Judge Zenaida Laguilles granted Valenia’s request and set the next hearing on June 22. She however warned him that his client would be considered to have waived his right to present evidence if he does not do so in the next hearing.
“Please take note that you have been repeatedly deferring this case,” she said, adding that while the court does not want to be accused of being inconsiderate, it also has a duty to perform. The judge admitted that, “This court has been too lenient to the defendant.”
Earlier, Arroyo’s camp filed a petition for certiorari arguing that Laguilles had no jurisdiction over the case and that the docket fee paid by the plaintiffs was insufficient. In the original complaint filed by the journalists, the word “each” was written in the section asking for damages. It meant that every petitioner in the suit wanted to be paid P12.5 million in damages. Arroyo’s lawyer argued that the docket fee paid by the plaintiffs—a total of P125,000—was insufficient since they are asking for much higher damages. Arroyo’s camp also immediately dismissed the possibility that the inclusion of the word “each” was a typographical error.
“It is also difficult to believe that plaintiffs, all seasoned journalists who claimed they read the complaint before verifying it, would also miss that supposed ‘typo’ (error). On the contrary, it is easier to believe that ‘each’ plaintiff wants to recover (damages). There would have been no reason for many of them to join as plaintiffs otherwise,” Arroyo’s lawyer said.
Arroyo’s camp further argued that those journalists who have not been charged by Arroyo have no right to sue him “precisely because they have not been sued.”
“Courts do not litigate imagined and speculative claims,” it said.

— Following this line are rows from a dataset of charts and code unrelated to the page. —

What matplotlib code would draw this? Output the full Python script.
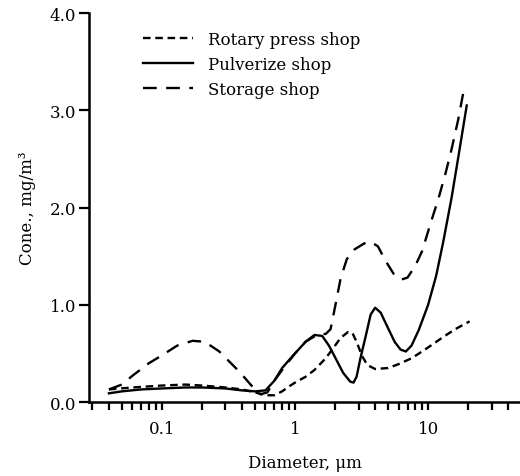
import numpy as np
import matplotlib
matplotlib.use("Agg")
import matplotlib.pyplot as plt
from matplotlib.ticker import LogLocator, FixedLocator, FixedFormatter, NullFormatter

# ── data ─────────────────────────────────────────────────────────────────────
rotary_d = [0.04, 0.06, 0.1, 0.15, 0.2, 0.3, 0.4, 0.5, 0.6, 0.7, 0.8, 0.9, 1.0,
            1.2, 1.4, 1.7, 1.95, 2.2, 2.5, 2.7, 2.9, 3.2, 3.5, 4.0, 5.0, 6.0,
            7.5, 9.0, 11.0, 13.0, 16.0, 20.5]
rotary_c = [0.13, 0.15, 0.17, 0.18, 0.17, 0.15, 0.13, 0.10, 0.07, 0.07, 0.11,
            0.16, 0.20, 0.26, 0.33, 0.45, 0.56, 0.66, 0.72, 0.71, 0.62, 0.47,
            0.38, 0.34, 0.35, 0.39, 0.45, 0.52, 0.60, 0.67, 0.75, 0.83]

pulver_d = [0.04, 0.05, 0.07, 0.1, 0.15, 0.2, 0.3, 0.4, 0.5, 0.6, 0.7, 0.8,
            0.9, 1.0, 1.2, 1.4, 1.6, 1.8, 2.0, 2.3, 2.6, 2.75, 2.9, 3.1, 3.4,
            3.7, 4.0, 4.4, 5.0, 5.6, 6.2, 6.8, 7.5, 8.5, 10.0, 11.5, 13.0,
            15.0, 17.0, 19.5]
pulver_c = [0.09, 0.11, 0.13, 0.14, 0.15, 0.15, 0.14, 0.12, 0.11, 0.12, 0.22,
            0.35, 0.43, 0.50, 0.62, 0.69, 0.68, 0.58, 0.46, 0.30, 0.21, 0.20,
            0.26, 0.45, 0.68, 0.90, 0.97, 0.92, 0.76, 0.62, 0.54, 0.52, 0.58,
            0.74, 1.00, 1.30, 1.65, 2.10, 2.55, 3.05]

storage_d = [0.04, 0.05, 0.06, 0.08, 0.1, 0.13, 0.17, 0.21, 0.27, 0.33, 0.39,
             0.45, 0.5, 0.55, 0.62, 0.7, 0.8, 1.0, 1.2, 1.5, 1.7, 1.85, 2.0,
             2.2, 2.45, 2.8, 3.3, 3.7, 4.2, 4.8, 5.5, 6.3, 7.0, 8.0, 9.0, 10.5,
             12.0, 13.5, 15.0, 16.8, 18.6]
storage_c = [0.13, 0.18, 0.27, 0.40, 0.48, 0.58, 0.63, 0.62, 0.52, 0.40, 0.30,
             0.20, 0.13, 0.08, 0.10, 0.22, 0.33, 0.50, 0.62, 0.70, 0.70, 0.75,
             0.98, 1.27, 1.47, 1.57, 1.63, 1.65, 1.60, 1.45, 1.32, 1.26, 1.28,
             1.40, 1.55, 1.85, 2.10, 2.35, 2.60, 2.90, 3.22]

labels = ["Rotary press shop", "Pulverize shop", "Storage shop"]
y_ticks = [0.0, 1.0, 2.0, 3.0, 4.0]
x_ticks = [0.1, 1, 10]
x_ticklabels = ["0.1", "1", "10"]

plt.rcParams["font.family"] = ["DejaVu Serif"]

fig = plt.figure(figsize=(5.2, 4.77), dpi=100)
ax = fig.add_axes([0.171, 0.155, 0.829, 0.8155])

lw = 1.7
ax.plot(rotary_d, rotary_c, color="black", lw=lw, linestyle=(0, (3.2, 2.0)),
        label=labels[0])
ax.plot(pulver_d, pulver_c, color="black", lw=lw, linestyle="-",
        label=labels[1])
ax.plot(storage_d, storage_c, color="black", lw=lw, linestyle=(0, (5.8, 4.0)),
        label=labels[2])

ax.set_xscale("log")
ax.set_xlim(0.0283, 49)
ax.set_ylim(0, 4.0)

ax.xaxis.set_major_locator(FixedLocator(x_ticks))
ax.xaxis.set_major_formatter(FixedFormatter(x_ticklabels))
ax.xaxis.set_minor_locator(LogLocator(base=10, subs=np.arange(2, 10)))
ax.xaxis.set_minor_formatter(NullFormatter())
ax.set_yticks(y_ticks)
ax.set_yticklabels([f"{v:.1f}" for v in y_ticks])

for s in ["top", "right"]:
    ax.spines[s].set_visible(False)
for s in ["left", "bottom"]:
    ax.spines[s].set_linewidth(1.8)

ax.tick_params(axis="both", which="both", direction="out", width=1.6,
               labelsize=12)
ax.tick_params(axis="x", which="both", length=6, pad=7)
ax.tick_params(axis="y", which="major", length=7, pad=2)

ax.set_xlabel("Diameter, μm", fontsize=12, labelpad=12)
ax.set_ylabel("Cone., mg/m³", fontsize=12, labelpad=10)

ax.legend(loc="upper left", bbox_to_anchor=(0.125, 0.955), frameon=False,
          fontsize=12, handlelength=3.0, handletextpad=0.9, labelspacing=0.5,
          borderpad=0, borderaxespad=0)

fig.savefig("out.png", dpi=100)
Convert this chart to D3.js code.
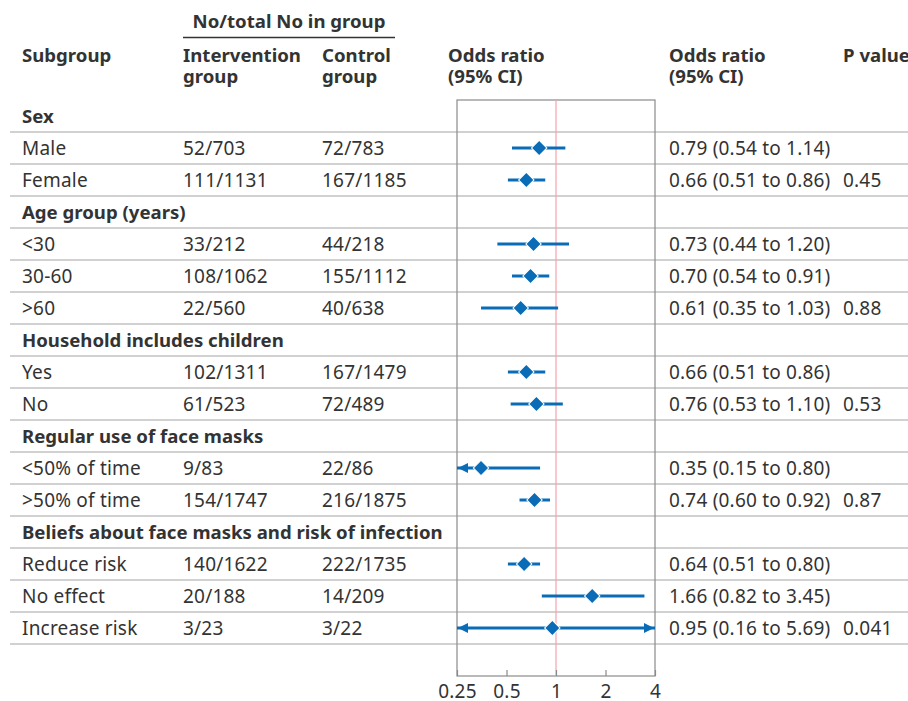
<!DOCTYPE html>
<html>
<head>
<meta charset="utf-8">
<script src="https://cdn.jsdelivr.net/npm/d3@7"></script>
<style>
html,body{margin:0;padding:0;background:#fff;}
svg{display:block;font-family:"Noto Sans",sans-serif;}
</style>
</head>
<body>
<svg id="chart" width="908" height="701"></svg>
<script>
// ---- data ----
const subgroups = ["Sex","Male","Female","Age group (years)","<30","30-60",">60",
  "Household includes children","Yes","No","Regular use of face masks","<50% of time",">50% of time",
  "Beliefs about face masks and risk of infection","Reduce risk","No effect","Increase risk"];
const headingRows = ["Sex","Age group (years)","Household includes children","Regular use of face masks","Beliefs about face masks and risk of infection"];
const interventionCounts = [null,"52/703","111/1131",null,"33/212","108/1062","22/560",null,"102/1311","61/523",null,"9/83","154/1747",null,"140/1622","20/188","3/23"];
const controlCounts = [null,"72/783","167/1185",null,"44/218","155/1112","40/638",null,"167/1479","72/489",null,"22/86","216/1875",null,"222/1735","14/209","3/22"];
const oddsRatios = [null,0.79,0.66,null,0.73,0.70,0.61,null,0.66,0.76,null,0.35,0.74,null,0.64,1.66,0.95];
const ciLower = [null,0.54,0.51,null,0.44,0.54,0.35,null,0.51,0.53,null,0.15,0.60,null,0.51,0.82,0.16];
const ciUpper = [null,1.14,0.86,null,1.20,0.91,1.03,null,0.86,1.10,null,0.80,0.92,null,0.80,3.45,5.69];
const pValues = ["","","0.45","","","","0.88","","","0.53","","","0.87","","","","0.041"];
const axisTicks = [0.25,0.5,1,2,4];

// ---- layout ----
const svg = d3.select("#chart");
const textCol = "#333333";
const blue = "#0a6cb6";
const fs = 19;
const fsBold = 18.6;
const ls = "0.2px";
const colX = {sub:22, int:183, ctl:322, orHead:448, orText:669, p:843};

const x = d3.scaleLog().base(2).domain([0.25,4]).range([457,655]);
const y = d3.scaleBand().domain(d3.range(subgroups.length)).range([100,644]);
const plotTop = 100, plotBottom = 676;

// header
const hdr = svg.append("g").attr("fill",textCol).attr("font-weight","bold").attr("font-size",fsBold);
hdr.append("text").attr("x",289).attr("y",28).attr("text-anchor","middle").text("No/total No in group");
svg.append("line").attr("x1",183).attr("x2",395).attr("y1",37.5).attr("y2",37.5)
  .attr("stroke",textCol).attr("stroke-width",1.5);
const twoLine = (xp, l1, l2) => {
  hdr.append("text").attr("x",xp).attr("y",62).text(l1);
  if (l2) hdr.append("text").attr("x",xp).attr("y",83).text(l2);
};
twoLine(colX.sub,"Subgroup");
twoLine(colX.int,"Intervention","group");
twoLine(colX.ctl,"Control","group");
twoLine(colX.orHead,"Odds ratio","(95% CI)");
twoLine(colX.orText,"Odds ratio","(95% CI)");
twoLine(colX.p,"P value");

// row separators
svg.append("g").selectAll("line").data(d3.range(subgroups.length)).join("line")
  .attr("x1",10).attr("x2",908)
  .attr("y1",i=>y(i)+y.bandwidth()).attr("y2",i=>y(i)+y.bandwidth())
  .attr("stroke","#c2c2c2").attr("stroke-width",1.5);

// plot box
svg.append("rect").attr("x",x(0.25)).attr("y",plotTop)
  .attr("width",x(4)-x(0.25)).attr("height",plotBottom-plotTop)
  .attr("fill","none").attr("stroke","#8a8a8a").attr("stroke-width",1.2);

// reference line
svg.append("line").attr("x1",x(1)).attr("x2",x(1)).attr("y1",plotTop).attr("y2",plotBottom)
  .attr("stroke","#f3a3ae").attr("stroke-width",1.2);

// axis
const axis = d3.axisBottom(x).tickValues(axisTicks).tickFormat(d=>String(d))
  .tickSizeInner(-6).tickSizeOuter(0).tickPadding(9);
const ax = svg.append("g").attr("transform",`translate(0,${plotBottom})`).call(axis);
ax.select(".domain").remove();
ax.selectAll(".tick line").attr("stroke","#8a8a8a").attr("stroke-width",1.2);
ax.selectAll(".tick text").attr("fill",textCol).attr("font-size",fs).attr("letter-spacing",ls)
  .attr("font-family","Noto Sans, sans-serif");

// table text
const rows = svg.append("g").attr("fill",textCol).attr("font-size",fs);
const rc = i => y(i)+y.bandwidth()/2;
subgroups.forEach((s,i)=>{
  const heading = headingRows.includes(s);
  rows.append("text").attr("x",colX.sub).attr("y",rc(i)).attr("dy","0.35em")
    .attr("font-weight",heading?"bold":"normal").attr("font-size",heading?fsBold:fs)
    .attr("letter-spacing",heading?null:ls).text(s);
  const cell = (xp, t) => rows.append("text").attr("x",xp).attr("y",rc(i)).attr("dy","0.35em").attr("letter-spacing",ls).text(t);
  if (interventionCounts[i]) cell(colX.int, interventionCounts[i]);
  if (controlCounts[i]) cell(colX.ctl, controlCounts[i]);
  if (oddsRatios[i]!=null) cell(colX.orText, `${oddsRatios[i].toFixed(2)} (${ciLower[i].toFixed(2)} to ${ciUpper[i].toFixed(2)})`);
  if (pValues[i]) cell(colX.p, pValues[i]);
});

// forest marks
const [dMin,dMax] = x.domain();
const marks = svg.append("g");
const idx = d3.range(subgroups.length).filter(i=>oddsRatios[i]!=null);
marks.selectAll("line.ci").data(idx).join("line").attr("class","ci")
  .attr("x1",i=>x(Math.max(ciLower[i],dMin))).attr("x2",i=>x(Math.min(ciUpper[i],dMax)))
  .attr("y1",rc).attr("y2",rc).attr("stroke",blue).attr("stroke-width",3);
// arrows
const arrowLen = 10, arrowH = 5;
idx.forEach(i=>{
  if (ciLower[i] < dMin) {
    const xt = x(dMin)+1;
    marks.append("path").attr("d",`M${xt},${rc(i)}L${xt+arrowLen},${rc(i)-arrowH}L${xt+arrowLen},${rc(i)+arrowH}Z`).attr("fill",blue);
  }
  if (ciUpper[i] > dMax) {
    const xt = x(dMax)-1;
    marks.append("path").attr("d",`M${xt},${rc(i)}L${xt-arrowLen},${rc(i)-arrowH}L${xt-arrowLen},${rc(i)+arrowH}Z`).attr("fill",blue);
  }
});
const diamond = d3.symbol().type(d3.symbolSquare).size(118);
marks.selectAll("path.pt").data(idx).join("path").attr("class","pt")
  .attr("d",diamond())
  .attr("transform",i=>`translate(${x(oddsRatios[i])},${rc(i)}) rotate(45)`)
  .attr("fill",blue).attr("stroke","#fff").attr("stroke-width",1);
</script>
</body>
</html>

Rejecting the plaintiff’s claim that the class suit was filed “to keep defendant from abusing his right to litigate,” Arroyo said in his reply that “(the) semantic hair-splitting is not only absurd; it is downright laughable.”
Not the end
The plaintiffs had said that the class suit was not filed to restrain Arroyo from exercising his right but rather from “abusing his right to litigate.” Cited in their motion was the decision in Supreme Court v. Civil Service Com-mission (276 SCRA 610), where it was stated that “litigation should, as much as possible, be decided on the merits and not on technicality.”
In their amendment, plaintiffs moved to omit the word “each,” so as to dispel the issue of the insufficient docket fee and the impression that each plaintiff was seeking P12.5 million in damages.
In Laguilles’s order dated March 16, she approved the motion of the plaintiffs to amend the complaint and said that there is “liberality in allowing amend-ments in the early stages of a lawsuit.” She added that the issue of insufficient docket fee will be addressed in the preliminary hearing. If the plaintiffs paid an insufficient fee, Laguilles said the court “can subsequently direct the payment of the correct docket fee within a reasonable period, thus abandoning the… view that failure to pay the correct docket fee ousts a court of its jurisdiction.”
Rather than end a contentious issue, Mike Arroyo’s offer of a “handshake” led to nothing more than a very brief pause in a long journey.